As a hopeless romantic I do confess to being swept away by a romantic movie, or getting caught up in the beautiful lyrics of a song. Even the classic tale of love like Pride and Prejudice, and more recently, perhaps to some more crudely, the Twilight Saga! (I chuckle at my inner teenage girl sometimes). So I asked myself what do all of these stories have in common? The modern woman does not only want to be swept off her feet, she wants to be met in her mind. She wants to feel that soul connection to another human being, but is that where the buck stops?
What is the nature of a spiritual relationship? To me that sounds like a funny thing to say. All of our relationships are, or should be spiritual, right? We should feel and know that we are connected to others, but we often aren’t aware of this unless a crisis or some extraordinary situation arises. Perhaps this is why we seek it out on such a personal level in our love relationships. Eckhart Tolle explains that our interactions in romantic relationships are the polarities that exist in our unconscious thinking. For example, at first it’s all warm hearts and love; then rapidly a relationship can slip into drama, hurt feelings, and hate. This love/hate battle, Tolle says, can either go on for the duration of the relationship or cause it to end and the pattern to be repeated. Wow, what a vicious cycle. Unfortunately, we all do it! So, how do we stop it? Check out this blog I wrote talking about the inner child.

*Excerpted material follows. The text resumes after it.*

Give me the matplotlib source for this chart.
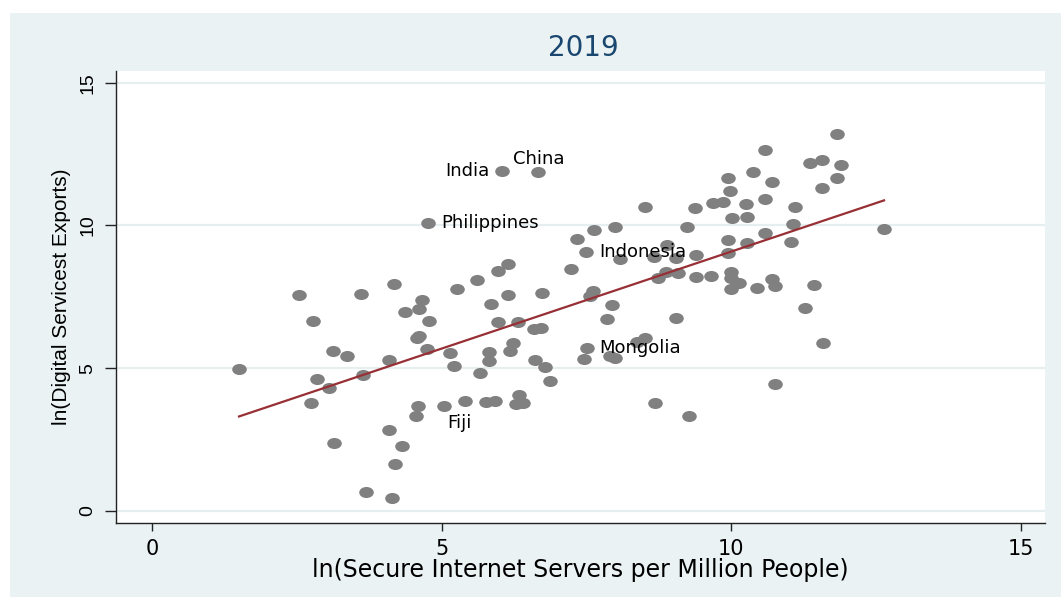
import numpy as np
import matplotlib
matplotlib.use("Agg")
import matplotlib.pyplot as plt
from matplotlib.path import Path
from matplotlib.patches import Rectangle

plt.rcParams['font.family'] = ['Liberation Sans', 'DejaVu Sans']
WIDE = ['DejaVu Sans']  # reference text is horizontally stretched

# ---- data ----
ln_servers = [1.50, 2.53, 2.77, 2.74, 2.84, 3.06, 3.13, 3.14, 3.37, 3.60,
              3.64, 3.69, 4.09, 4.09, 4.15, 4.18, 4.20, 4.32, 4.37, 4.55,
              4.59, 4.60, 4.66, 4.60, 4.57, 4.74, 4.78, 4.77, 5.04, 5.14,
              5.21, 5.26, 5.41, 5.61, 5.66, 5.76, 5.92, 5.81, 5.81, 5.86,
              5.98, 5.98, 6.04, 6.15, 6.15, 6.18, 6.23, 6.29, 6.33, 6.40,
              6.32, 6.59, 6.72, 6.61, 6.78, 6.87, 6.67, 6.74, 7.24, 7.33,
              7.50, 7.63, 7.62, 7.57, 7.51, 7.46, 7.85, 7.94, 7.90, 8.00,
              8.00, 8.08, 8.37, 8.51, 8.51, 8.66, 8.69, 8.74, 8.87, 8.90,
              9.04, 9.08, 9.04, 9.23, 9.27, 9.37, 9.39, 9.39, 9.66, 9.69,
              9.86, 9.94, 9.98, 9.94, 9.95, 10.00, 9.99, 10.14, 9.99, 10.02,
              10.25, 10.27, 10.27, 10.37, 10.44, 10.59, 10.58, 10.58, 10.70, 10.70,
              10.76, 10.75, 11.04, 11.06, 11.10, 11.27, 11.36, 11.57, 11.57, 11.43,
              11.58, 11.82, 11.89, 11.83, 12.64]
ln_exports = [4.98, 7.55, 6.66, 3.77, 4.62, 4.30, 5.59, 2.38, 5.43, 7.60,
              4.75, 0.65, 5.28, 2.84, 0.44, 7.94, 1.65, 2.26, 6.97, 3.33,
              3.69, 7.08, 7.40, 6.13, 6.05, 5.66, 6.65, 10.07, 3.68, 5.53,
              5.09, 7.76, 3.84, 8.09, 4.84, 3.81, 3.85, 5.58, 5.26, 7.26,
              8.41, 6.63, 11.90, 7.56, 8.65, 5.60, 5.89, 3.75, 4.06, 3.79,
              6.61, 6.36, 6.40, 5.29, 5.05, 4.56, 11.87, 7.64, 8.47, 9.51,
              9.07, 9.84, 7.70, 7.53, 5.72, 5.33, 6.71, 7.21, 5.42, 5.35,
              9.93, 8.81, 5.93, 6.05, 10.63, 8.88, 3.77, 8.15, 8.38, 9.31,
              8.85, 8.32, 6.76, 9.93, 3.33, 10.60, 8.96, 8.20, 8.23, 10.80,
              10.83, 11.67, 11.19, 9.49, 9.02, 8.38, 8.15, 7.97, 7.76, 10.25,
              10.75, 10.28, 9.37, 11.88, 7.82, 9.75, 10.92, 12.64, 11.53, 8.12,
              7.89, 4.44, 9.41, 10.04, 10.63, 7.10, 12.20, 12.29, 11.30, 7.91,
              5.89, 11.66, 12.11, 13.19, 9.88]

labels = ["India", "China", "Philippines", "Indonesia", "Mongolia", "Fiji"]
label_x = [6.04, 6.67, 4.77, 7.50, 7.51, 5.41]
label_y = [11.90, 11.87, 10.07, 9.07, 5.72, 3.84]
label_pos = [9, 12, 3, 3, 3, 6]   # clock positions as in Stata

x_ticks = [0, 5, 10, 15]
y_ticks = [0, 5, 10, 15]

# ---- figure ----
W, H = 1061, 597
fig = plt.figure(figsize=(W / 100, H / 100), dpi=100, facecolor='white')
bg = Rectangle((10 / W, 0), 1 - 10 / W, (H - 13) / H, transform=fig.transFigure,
               facecolor='#EAF2F3', edgecolor='none', zorder=-10)
fig.patches.append(bg)

ax = fig.add_axes([115.7 / W, 1 - 523.3 / H, (1045 - 115.7) / W, (523.3 - 70.7) / H])
ax.set_facecolor('white')
ax.set_xlim(-0.63, 15.42)
ax.set_ylim(-0.43, 15.42)

for yt in y_ticks:
    ax.axhline(yt, color='#E6EEF0', lw=1.6, zorder=0)

# elliptical marker (reference is slightly stretched horizontally)
circ = Path.unit_circle()
ell = Path(circ.vertices * np.array([1.0, 0.76]), circ.codes)

x = np.array(ln_servers)
y = np.array(ln_exports)
ax.plot(x, y, linestyle='none', marker=ell, markersize=10.5,
        markerfacecolor='#808080', markeredgecolor='none', zorder=3)

b, a = np.polyfit(x, y, 1)
xx = np.array([x.min(), x.max()])
ax.plot(xx, a + b * xx, color='#972F35', lw=1.6, zorder=4)

offsets = {3: (9, 0, 'left', 'center'), 9: (-9, 0, 'right', 'center'),
           12: (0, 9.5, 'center', 'center'), 6: (-4, -9, 'center', 'top')}
for lab, lx, ly, p in zip(labels, label_x, label_y, label_pos):
    dx, dy, ha, va = offsets[p]
    ax.annotate(lab, (lx, ly), xytext=(dx, dy), textcoords='offset points',
                ha=ha, va=va, fontsize=13, color='black', family=WIDE, zorder=5)

for s in ['top', 'right']:
    ax.spines[s].set_visible(False)
for s in ['left', 'bottom']:
    ax.spines[s].set_color('#222222')
    ax.spines[s].set_linewidth(1.0)

ax.set_xticks(x_ticks)
ax.set_yticks(y_ticks)
ax.tick_params(axis='x', length=5.5, width=1, color='#222222', labelsize=15, pad=6)
ax.tick_params(axis='y', length=8, width=1, color='#222222', labelsize=14, pad=6)
for t in ax.get_xticklabels():
    t.set_family(WIDE)
for t in ax.get_yticklabels():
    t.set_rotation(90)
    t.set_va('center')

ax.set_xlabel('ln(Secure Internet Servers per Million People)', fontsize=17,
              labelpad=-1, family=WIDE)
ax.set_ylabel('ln(Digital Servicest Exports)', fontsize=15, labelpad=6)

fig.text(583 / W, 1 - 48 / H, '2019', ha='center', va='center', fontsize=20,
         color='#1A476F', family=WIDE)

fig.savefig('out.png', dpi=100, facecolor='white')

Our romantic relationships are perhaps our biggest and greatest teachers. They show us where we are still wounded or incomplete, and where we shine. Sometimes it’s easier to work through these wounds alone but sometimes it’s also easy to brush them under the rug. When you have a mirror held up to you you can’t help but SEE (if you choose to). Often in relationships, we can get caught up in the blame game and cannot see the real gift in these emotional triggers. To be aware that everyone comes with a set of baggage and wounds that can be triggered during a relationship is key. To take responsibility for your own wounds is another story completely. It’s important to recognize that when a conflict or “charge” comes up there is always a reason behind it. Take responsibility for your reaction and don’t put it on the other person. This, of course, takes practice and a conscious relationship with yourself and your partner. Having this level of conscious awareness will not only help you through the present conflict, but will also help heal past wounds and bring you into a more completed and fulfilled sense of being.
Recently, I found a list of traits I wanted in my ideal man/relationship. I wrote it just over a year ago. As I went down the list, reading each and every detail, I realized that I had attracted that exact person into my life over the summer. He was the perfect fit and my spiritual partner, but the relationship ended. In the aftermath of this beautiful, spiritual partnership, with months of unhappiness and bumping into each others wounds, I was able to sit back and see the gifts. So what happened you ask? I found my “soulmate” my “twin flame” perhaps and we were unable to sustain the intense connection and love we had for each other. As I look back, I can see how perfectly we had fit into each others lives and the effect we had on the next phase of our separate journeys. The mistake we made, or I made, was expecting that we would be on that journey together for a lifetime. Expectations stop the flow and stop the love. What I see now is that the journey to your completed self has many steps and many beautiful, sometimes painful, parts. Our pain comes from trying to hang on too tight and not going with the flow. Resistance is one of the main causes of pain. I don’t know what the future holds for him and I but I do know that my relationship with him was one of the most beautiful gifts I have yet to know.
Take all the gifts and leave all the pain behind. Your only salvation is in forgiveness, but PLEASE forgive yourself first!